Currency risk, also known as exchange rate risk, is the risk that changes in exchange rates will affect the value of international investments, transactions, or earnings. Currency risk impacts businesses involved in international trade, investors holding foreign assets, and tourists traveling abroad. To mitigate currency risk, companies and investors often use hedging strategies such as forward contracts or currency options to lock in exchange rates.

Example

A U.S. company that exports goods to Europe is exposed to currency risk if the Euro depreciates against the U.S. dollar, as the company’s revenue in dollars would decrease.

Key points

Currency risk is the risk that exchange rate fluctuations will affect the value of international transactions or investments.

It impacts companies trading internationally, investors in foreign assets, and tourists.

Hedging strategies, such as forward contracts, can mitigate currency risk.

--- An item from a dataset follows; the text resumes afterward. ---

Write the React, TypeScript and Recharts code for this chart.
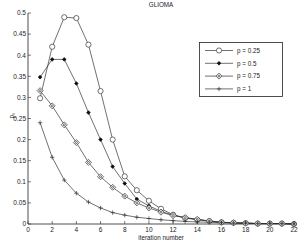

Quick Answers to Curious Questions

Currency risk affects international businesses by changing the value of revenues, expenses, or profits when exchange rates fluctuate, potentially reducing profitability.

Companies and investors mitigate currency risk through hedging strategies, like forward contracts or currency options, to lock in exchange rates and protect against adverse movements.

Businesses engaged in international trade, investors with foreign assets, and travelers are all exposed to currency risk due to fluctuations in exchange rates.